# Description of the task
Each entry below is to be given again word for word, with no pictures.

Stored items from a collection
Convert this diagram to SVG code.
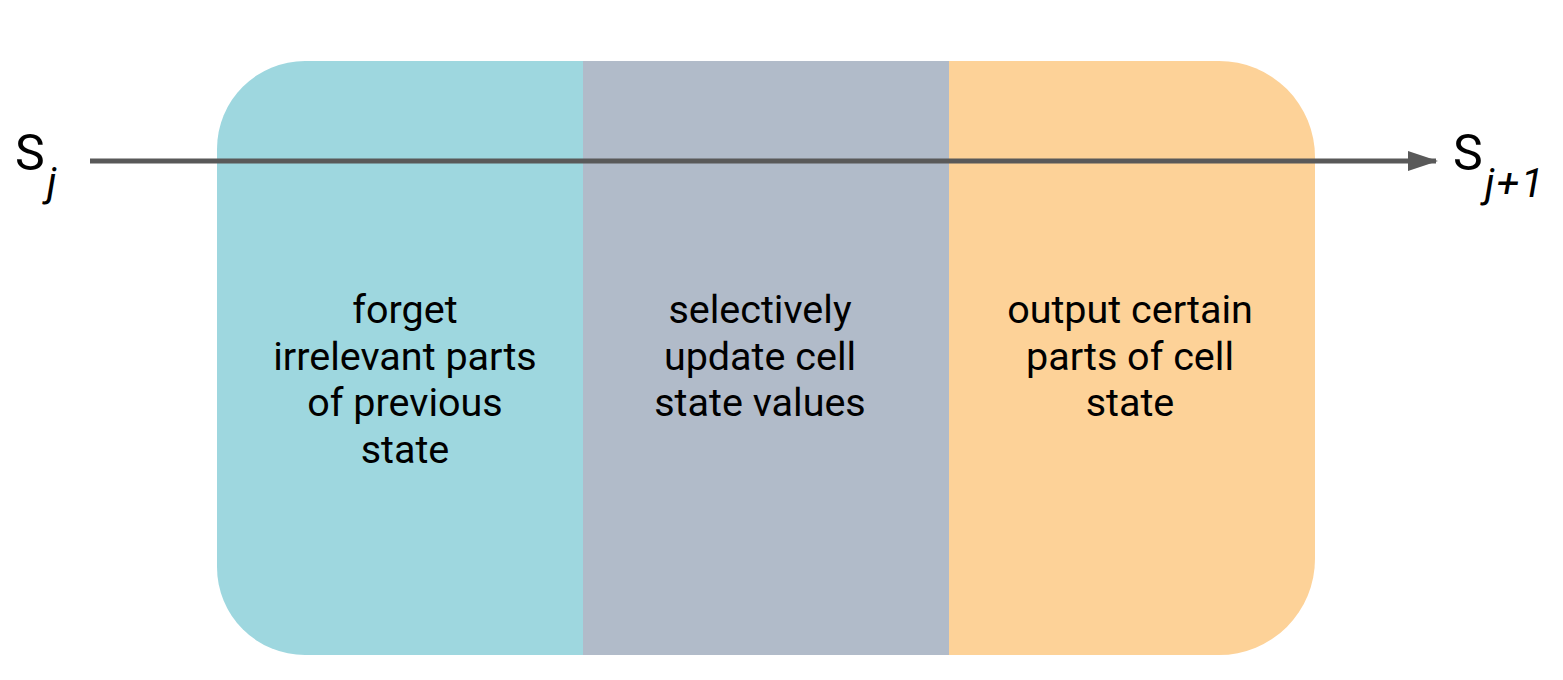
<svg xmlns="http://www.w3.org/2000/svg" width="1563" height="680" viewBox="0 0 1563 680">
  <style>
    .lbl { font-family: Roboto, "Liberation Sans", sans-serif; font-size: 39.5px; fill: #000; text-anchor: middle; }
    .sym { font-family: Roboto, "Liberation Sans", sans-serif; font-size: 50px; fill: #000; }
    .sub { font-style: italic; font-size: 41px; }
  </style>
  <defs>
    <marker id="arrow" markerWidth="6" markerHeight="4" refX="5.6" refY="2" orient="auto" markerUnits="strokeWidth">
      <path d="M0,0 L6,2 L0,4 Z" fill="#595959"/>
    </marker>
  </defs>

  <!-- forget stage (rounded on the left) -->
  <g id="forget">
    <path d="M583,61 L305,61 A88,88 0 0 0 217,149 L217,567 A88,88 0 0 0 305,655 L583,655 Z" fill="#9ed7df"/>
    <text class="lbl" x="405" y="323">forget</text>
    <text class="lbl" x="405" y="370">irrelevant parts</text>
    <text class="lbl" x="405" y="416">of previous</text>
    <text class="lbl" x="405" y="463">state</text>
  </g>

  <!-- update stage -->
  <g id="update">
    <rect x="583" y="61" width="366" height="594" fill="#b1bbc9"/>
    <text class="lbl" x="760" y="323">selectively</text>
    <text class="lbl" x="760" y="370">update cell</text>
    <text class="lbl" x="760" y="416">state values</text>
  </g>

  <!-- output stage (rounded on the right) -->
  <g id="output">
    <path d="M949,61 L1219,61 A96,96 0 0 1 1315,157 L1315,559 A96,96 0 0 1 1219,655 L949,655 Z" fill="#fdd298"/>
    <text class="lbl" x="1130" y="323">output certain</text>
    <text class="lbl" x="1130" y="370">parts of cell</text>
    <text class="lbl" x="1130" y="416">state</text>
  </g>

  <!-- state flow -->
  <g id="connectors">
    <line x1="90" y1="161" x2="1436" y2="161" stroke="#595959" stroke-width="5" marker-end="url(#arrow)"/>
  </g>

  <g id="s-in">
    <text class="sym" x="15" y="170">S</text>
    <text class="sym sub" x="47" y="196">j</text>
  </g>
  <g id="s-out">
    <text class="sym" x="1453" y="170">S</text>
    <text class="sym sub" x="1485" y="197" letter-spacing="2">j+1</text>
  </g>
</svg>
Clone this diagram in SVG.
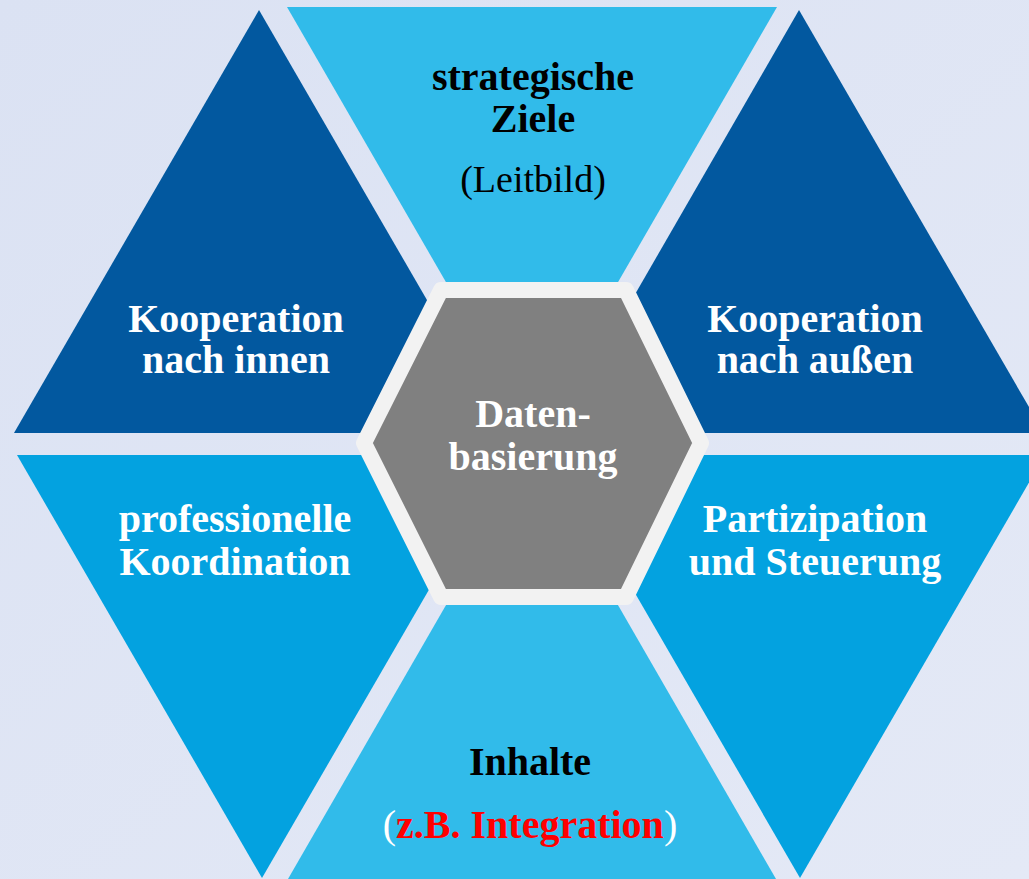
<svg xmlns="http://www.w3.org/2000/svg" width="1029" height="879" viewBox="0 0 1029 879">
<defs>
<linearGradient id="bg" x1="0" y1="0" x2="1" y2="1">
<stop offset="0" stop-color="#dbe2f3"/>
<stop offset="1" stop-color="#e4e9f6"/>
</linearGradient>
</defs>
<style>
.dark{fill:#02589f}
.cyan{fill:#31bbea}
.mid{fill:#03a2e0}
.hex{fill:#808080;stroke:#f2f2f2;stroke-width:16;stroke-linejoin:round}
text{font-family:"Liberation Serif","Times New Roman",serif;font-size:40px;text-anchor:middle}
.b{font-weight:bold}
.w{fill:#ffffff}
.k{fill:#000000}
.r{fill:#ff0000}
</style>
<rect width="1029" height="879" fill="url(#bg)"/>
<g id="strategische-ziele">
<polygon class="cyan" points="287,7 777,7 532,431"/>
<text class="b k" x="533" y="90">strategische</text>
<text class="b k" x="533" y="132">Ziele</text>
<text class="k" x="533" y="192" style="font-size:38px">(Leitbild)</text>
</g>
<g id="kooperation-innen">
<polygon class="dark" points="259,10 504,433 14,433"/>
<text class="b w" x="236" y="332">Kooperation</text>
<text class="b w" x="236" y="373">nach innen</text>
</g>
<g id="kooperation-aussen">
<polygon class="dark" points="799,10 1044,433 555,433"/>
<text class="b w" x="815" y="332">Kooperation</text>
<text class="b w" x="815" y="373">nach außen</text>
</g>
<g id="professionelle-koordination">
<polygon class="mid" points="17,455 507,455 262,878"/>
<text class="b w" x="235" y="532">professionelle</text>
<text class="b w" x="235" y="575">Koordination</text>
</g>
<g id="partizipation">
<polygon class="mid" points="555,455 1045,455 800,878"/>
<text class="b w" x="815" y="532">Partizipation</text>
<text class="b w" x="815" y="575">und Steuerung</text>
</g>
<g id="inhalte">
<polygon class="cyan" points="532,456 776,879 288,879"/>
<text class="b k" x="530" y="775">Inhalte</text>
<text x="530" y="838"><tspan class="w">(</tspan><tspan class="b r">z.B. Integration</tspan><tspan class="w">)</tspan></text>
</g>
<g id="datenbasierung">
<polygon class="hex" points="441,290 626,290 701,443 626,597 441,597 364,443"/>
<text class="b w" x="533" y="427">Daten-</text>
<text class="b w" x="533" y="470">basierung</text>
</g>
<g id="connectors"></g>
</svg>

# Task answer
Convert this diagram to SVG code.
<svg xmlns="http://www.w3.org/2000/svg" width="1563" height="680" viewBox="0 0 1563 680">
  <style>
    .lbl { font-family: Roboto, "Liberation Sans", sans-serif; font-size: 39.5px; fill: #000; text-anchor: middle; }
    .sym { font-family: Roboto, "Liberation Sans", sans-serif; font-size: 50px; fill: #000; }
    .sub { font-style: italic; font-size: 41px; }
  </style>
  <defs>
    <marker id="arrow" markerWidth="6" markerHeight="4" refX="5.6" refY="2" orient="auto" markerUnits="strokeWidth">
      <path d="M0,0 L6,2 L0,4 Z" fill="#595959"/>
    </marker>
  </defs>

  <!-- forget stage (rounded on the left) -->
  <g id="forget">
    <path d="M583,61 L305,61 A88,88 0 0 0 217,149 L217,567 A88,88 0 0 0 305,655 L583,655 Z" fill="#9ed7df"/>
    <text class="lbl" x="405" y="323">forget</text>
    <text class="lbl" x="405" y="370">irrelevant parts</text>
    <text class="lbl" x="405" y="416">of previous</text>
    <text class="lbl" x="405" y="463">state</text>
  </g>

  <!-- update stage -->
  <g id="update">
    <rect x="583" y="61" width="366" height="594" fill="#b1bbc9"/>
    <text class="lbl" x="760" y="323">selectively</text>
    <text class="lbl" x="760" y="370">update cell</text>
    <text class="lbl" x="760" y="416">state values</text>
  </g>

  <!-- output stage (rounded on the right) -->
  <g id="output">
    <path d="M949,61 L1219,61 A96,96 0 0 1 1315,157 L1315,559 A96,96 0 0 1 1219,655 L949,655 Z" fill="#fdd298"/>
    <text class="lbl" x="1130" y="323">output certain</text>
    <text class="lbl" x="1130" y="370">parts of cell</text>
    <text class="lbl" x="1130" y="416">state</text>
  </g>

  <!-- state flow -->
  <g id="connectors">
    <line x1="90" y1="161" x2="1436" y2="161" stroke="#595959" stroke-width="5" marker-end="url(#arrow)"/>
  </g>

  <g id="s-in">
    <text class="sym" x="15" y="170">S</text>
    <text class="sym sub" x="47" y="196">j</text>
  </g>
  <g id="s-out">
    <text class="sym" x="1453" y="170">S</text>
    <text class="sym sub" x="1485" y="197" letter-spacing="2">j+1</text>
  </g>
</svg>
Clone this diagram in SVG.
<svg xmlns="http://www.w3.org/2000/svg" width="1029" height="879" viewBox="0 0 1029 879">
<defs>
<linearGradient id="bg" x1="0" y1="0" x2="1" y2="1">
<stop offset="0" stop-color="#dbe2f3"/>
<stop offset="1" stop-color="#e4e9f6"/>
</linearGradient>
</defs>
<style>
.dark{fill:#02589f}
.cyan{fill:#31bbea}
.mid{fill:#03a2e0}
.hex{fill:#808080;stroke:#f2f2f2;stroke-width:16;stroke-linejoin:round}
text{font-family:"Liberation Serif","Times New Roman",serif;font-size:40px;text-anchor:middle}
.b{font-weight:bold}
.w{fill:#ffffff}
.k{fill:#000000}
.r{fill:#ff0000}
</style>
<rect width="1029" height="879" fill="url(#bg)"/>
<g id="strategische-ziele">
<polygon class="cyan" points="287,7 777,7 532,431"/>
<text class="b k" x="533" y="90">strategische</text>
<text class="b k" x="533" y="132">Ziele</text>
<text class="k" x="533" y="192" style="font-size:38px">(Leitbild)</text>
</g>
<g id="kooperation-innen">
<polygon class="dark" points="259,10 504,433 14,433"/>
<text class="b w" x="236" y="332">Kooperation</text>
<text class="b w" x="236" y="373">nach innen</text>
</g>
<g id="kooperation-aussen">
<polygon class="dark" points="799,10 1044,433 555,433"/>
<text class="b w" x="815" y="332">Kooperation</text>
<text class="b w" x="815" y="373">nach außen</text>
</g>
<g id="professionelle-koordination">
<polygon class="mid" points="17,455 507,455 262,878"/>
<text class="b w" x="235" y="532">professionelle</text>
<text class="b w" x="235" y="575">Koordination</text>
</g>
<g id="partizipation">
<polygon class="mid" points="555,455 1045,455 800,878"/>
<text class="b w" x="815" y="532">Partizipation</text>
<text class="b w" x="815" y="575">und Steuerung</text>
</g>
<g id="inhalte">
<polygon class="cyan" points="532,456 776,879 288,879"/>
<text class="b k" x="530" y="775">Inhalte</text>
<text x="530" y="838"><tspan class="w">(</tspan><tspan class="b r">z.B. Integration</tspan><tspan class="w">)</tspan></text>
</g>
<g id="datenbasierung">
<polygon class="hex" points="441,290 626,290 701,443 626,597 441,597 364,443"/>
<text class="b w" x="533" y="427">Daten-</text>
<text class="b w" x="533" y="470">basierung</text>
</g>
<g id="connectors"></g>
</svg>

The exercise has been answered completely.